APOCALYPSE THEN / ARTSCAPE NOW
In March 1975 South Vietnam fell to the Communist government. In the weeks following, Huong, a young 26 year old mother with her seven month old son, Gene, ran from the chaos of gunfire and rockets of this brutal war, bearing the burden of the family’s pain. It would be two decades before she would see her family again and give justice to her life’s intention—to release them from the bamboo gulag that had become her homeland. The war had purged her people, her culture, its beauty and its undercurrents would menace several generations to come.
The time is now , and in the cavernous space created by in -terminal grief and loss, unfolds the story of Nguyen Thi Hai. Ten called her “Mang”- Mama. By the time she began her journey the voices of two sons would be silenced, killed in the war. A third voice was also now silent, the voice of her beloved husband, Lt. Col. Le Huy Linh Vu, ARVM, dead after 9 inhumane years spent in reeducation camps and jungle prisons, for having been an officer for South Vietnam. Condemned to this torture by his own brother, a commander of the North.
It is said that the weight of a mother’s tears for her dead child crushes the earth. Many survived multiple tragedies in a lifetime. Lives broken over and over: displacement, loss of livelihood, imprisonment, starvation, brutal indoctrination. These families were stripped of their dignity and chained by fear. They asked, “Are we not human beings? Why do you call us “collateral damage”? Do we not belong to the same species?”
Mang questioned her fate: “We, mothers, each carried our own personal war, but we shared a common sorrow, the terrible price of war. I tell my children to be strong: Fall down seven, get up eight. We will survive because we are forever responsible for each other.”
Huong, now an International Artist and Peace Activist, tells that Mang asked her why she brought the war to America in her paintings.
“It is beyond my understanding why you want those restless ghosts around. The paintings are so real and so sad. So much blood.”
Huong answered her, “I need to show people what has happened and still happens. War is always the same.

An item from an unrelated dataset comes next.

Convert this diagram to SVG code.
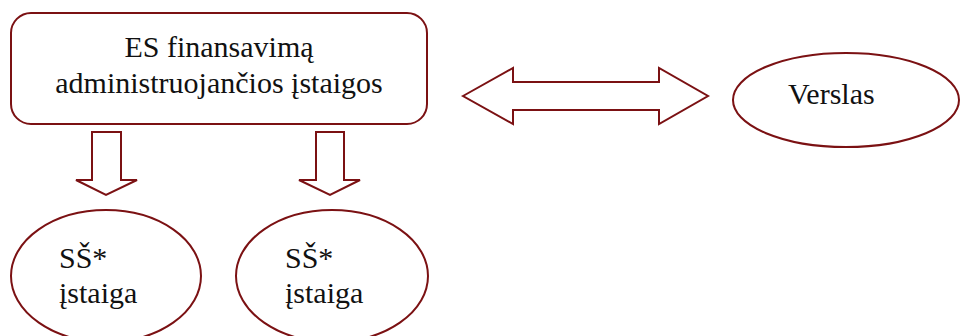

Just different names. I want to make a statement in my art. We must make changes if we are to survive. And I need to get rid of the fear and the dread that I carried with me. I can paint it away and it gives me peace that I am doing something that matters just as you grow your flowers and tend the earth to give you peace. “
Mang decided that she would join her daughter in painting. But she would paint the flowers. She would never be without flowers again. She would cover the black shadows, the memories of charred bodies, the napalm, the Agent Orange, the barbed wire cages with beautiful flowers and inscribe them with words of peace.
This is Mang’s Opus. And her journey. Once belonging to the community of pain, she would be part of the community of hope. She had fed the earth with the blood of her family. She wanted to leave more at the end of her days. This indefatigable, persevering, talented 84 year old, painted day and night alongside her daughter for 6 years. Despite the brokenness engulfing her began her own healing and help to heal others, known and unknown. “I will endure because I must still care for the living, whether I am here or not, so that they, in turn will care for each other.”